Deposing the defendant or the driver of the other vehicle in an auto accident case will reveal some very important information that can be used during the trial. However, the way the deposition will go, will largely depend on the circumstances and personality of the driver. If the insurance company is covering the liability there are chances the defendant will be honest and straightforward, or could be close-mouthed and may not reveal anything useful.
It will largely depend on the ability of your lawyer to question the defendant driver based on his personality. The set of questions that are asked in a deposition of any auto accident case will be similar. However, at the deposition, your aim will be to accomplish these objectives:
- Finding out what the defendant’s side of the story is, which will be what the driver is going to testify at trial.
- Making the defendant commit to the main facts, so that he cannot change his testimony later
- Trying to get admissions that can strengthen your case
- Thoroughly investigating areas that are likely to hurt your case
The strategy to be applied at the deposition will mainly depend on the personality of the defendant and the manner in which he is answering questions. The usual strategy is for your lawyer to be non-confrontational and appear friendly. This may encourage the defendant to tell out or convey more information than what he might normally do. And there is nothing wrong with this!
This could happen at the chagrin of their own attorney or even the mediator but so what? That is not your concern and the truth should never be buried or ignored anyway.

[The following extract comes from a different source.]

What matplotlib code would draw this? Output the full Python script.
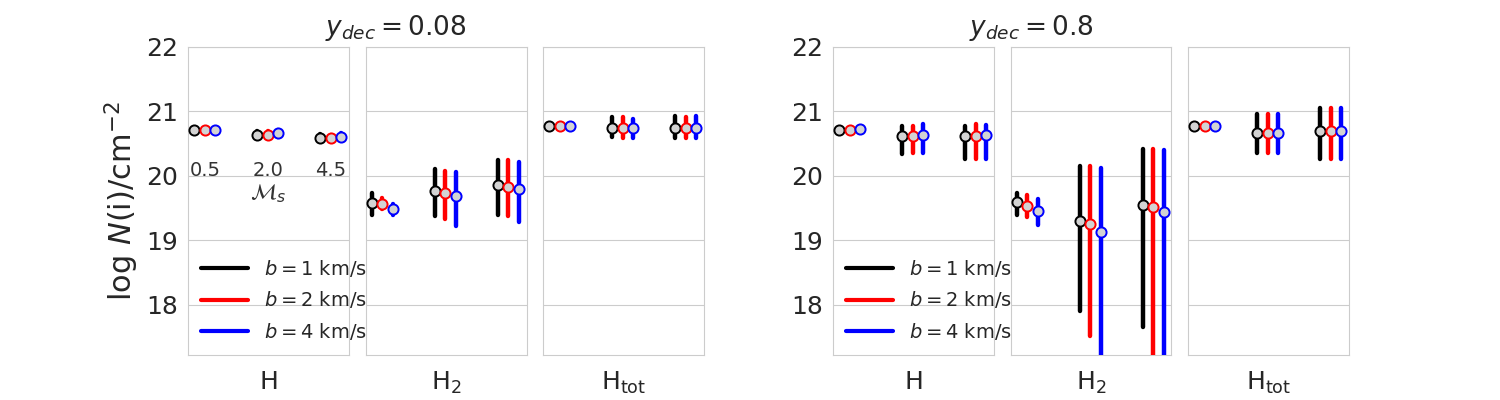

A Different Tone; Another Tactic
However, if the driver is hostile, the strategy will have to be changed accordingly. Your lawyer will have to use the right tone to take control of the session and make it clear to the defendant that he is bound by duty to answer everything truthfully and fully. Depending on the circumstances of the accident, your lawyer will have to prepare a specific set of questions that highlight the negligence or fault of the defendant.